A proposito di transiti ferroviari, va ricordato che dopo il Gottardo (57 Km, inaugurata nel 2016), nel 2020 è stata aperta anche la galleria di base del Ceneri (15,4 km) puntando verso Milano, ma questo non impedisce che una parte del traffico Nord-Sud passi anche dalla provincia di Varese, sulla direttrice Bellinzona-Luino-Gallarate, nell’ambito del sistema AlpTransit. Le Ferrovie Svizzere hanno investito direttamente decine di milioni su questa direttrice anche nella parte italiana, soprattutto per rendere possibile il transito di convogli merci “extra large”, fino a 2 mila tonnellate, con conseguenze sulle sagome di transito e del potenziamento della rete elettrica.
Più a ovest, a far tremare i polsi è il programma di lavori della Galleria del Monte Bianco (11,6 km, aperta nel 1965), con la prospettiva di blocco per 3-4 mesi l’anno per ben 18 anni. Un arco di tempo nel quale si farebbe in tempo a costruire un secondo tunnel, come da pressioni da più parti avanzate soprattutto da parte italiana. Scenario ancor più preoccupante di fronte alla fragilità dimostrata in queste settimane dalla galleria del Frejus, dopo le frane e gli smottamenti sul versante francese, che hanno bloccato il tunnel autostradale e imposto chiusure temporanee anche a quello ferroviario. Il tutto mentre i lavori della Torino-Lione procedono a velocità inversamente proporzionale a quella dei treni che dovrebbero frequentarla. Solo in extremis, si è trovato un accordo governativo per ricandelizzare le chiusure previste sul Bianco.
Più nord, il tunnel autostradale stradale dell’Arlberg – 15,5 Km, aperto nel 1978 – che collega la parte centrale dell’Austria col la Svizzera, la Germania, l’Italia, è a sua volta in manutenzione. Dopo una serie di stop estivi nel decennio scorso, ora resterà fermo da aprile a novembre per il biennio 2023-2024, obbligando anche i mezzi pesanti a salire le rampe dell’omonimo passo, fino al 13%.

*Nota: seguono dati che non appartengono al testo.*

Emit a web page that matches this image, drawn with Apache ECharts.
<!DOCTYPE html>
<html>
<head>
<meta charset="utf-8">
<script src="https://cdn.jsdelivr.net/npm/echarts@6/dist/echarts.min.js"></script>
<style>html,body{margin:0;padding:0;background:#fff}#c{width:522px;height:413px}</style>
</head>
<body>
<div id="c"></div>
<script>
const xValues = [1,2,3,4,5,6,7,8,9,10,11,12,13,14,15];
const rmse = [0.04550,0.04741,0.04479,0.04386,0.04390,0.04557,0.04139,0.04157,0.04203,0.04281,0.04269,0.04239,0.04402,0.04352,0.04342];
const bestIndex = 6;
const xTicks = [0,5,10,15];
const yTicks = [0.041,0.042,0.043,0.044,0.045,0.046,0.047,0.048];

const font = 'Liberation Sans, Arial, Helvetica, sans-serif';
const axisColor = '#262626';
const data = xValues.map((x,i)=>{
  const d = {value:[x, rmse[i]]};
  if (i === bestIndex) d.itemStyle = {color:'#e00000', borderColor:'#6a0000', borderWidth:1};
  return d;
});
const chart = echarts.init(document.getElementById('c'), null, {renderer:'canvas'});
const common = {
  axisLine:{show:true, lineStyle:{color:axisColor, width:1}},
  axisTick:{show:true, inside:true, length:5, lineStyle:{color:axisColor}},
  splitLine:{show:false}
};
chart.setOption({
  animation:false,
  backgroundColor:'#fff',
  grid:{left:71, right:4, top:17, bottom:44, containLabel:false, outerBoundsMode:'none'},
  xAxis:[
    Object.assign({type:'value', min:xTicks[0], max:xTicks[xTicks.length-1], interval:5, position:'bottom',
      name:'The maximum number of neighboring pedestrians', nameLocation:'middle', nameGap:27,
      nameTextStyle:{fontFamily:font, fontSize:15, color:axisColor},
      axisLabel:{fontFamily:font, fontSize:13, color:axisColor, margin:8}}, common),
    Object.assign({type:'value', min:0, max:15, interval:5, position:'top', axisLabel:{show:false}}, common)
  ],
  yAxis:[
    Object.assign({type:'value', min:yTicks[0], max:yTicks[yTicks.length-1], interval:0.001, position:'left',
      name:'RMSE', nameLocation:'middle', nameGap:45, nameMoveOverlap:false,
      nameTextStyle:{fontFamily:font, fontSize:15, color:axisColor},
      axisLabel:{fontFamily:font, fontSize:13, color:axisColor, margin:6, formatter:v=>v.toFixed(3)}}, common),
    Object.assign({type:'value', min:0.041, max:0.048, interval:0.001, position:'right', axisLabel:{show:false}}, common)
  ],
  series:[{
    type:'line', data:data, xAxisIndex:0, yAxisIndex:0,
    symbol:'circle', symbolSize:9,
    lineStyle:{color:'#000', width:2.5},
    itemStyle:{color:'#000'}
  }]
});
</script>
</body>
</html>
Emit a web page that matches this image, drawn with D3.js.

L’altro grande capitolo è naturalmente la maxi opera del tunnel di base ferroviario del Brennero. I lavori per questo tunnel dei record (56 Km) che sbucherà alle porte di Innsbruck hanno acculato ritardi di anni e ora si parla di apertura nel 2032, anche se dei 230 km di galleria (doppia canna, più gallerie di accesso e gallerie di servizio) già nel sono stati realizzati 137. Gli austriaci sono disperati per l’enorme traffico pesante stradale, largamente superiore a quello di tutti i Tir sui valichi che collegano l’Italia con la Svizzera e con la Francia messi insieme (2,5 milioni di mezzi lo scorso anno, contro 790 mila di tutti quelli tra Italia e Svizzera) e le speranze sono riposte in uno spostamento del traffico verso la ferrovia. La crisi di questa fine estate è un campanello di allarme logistico ed economico che non può essere trascurato, anche dalle nostre parti.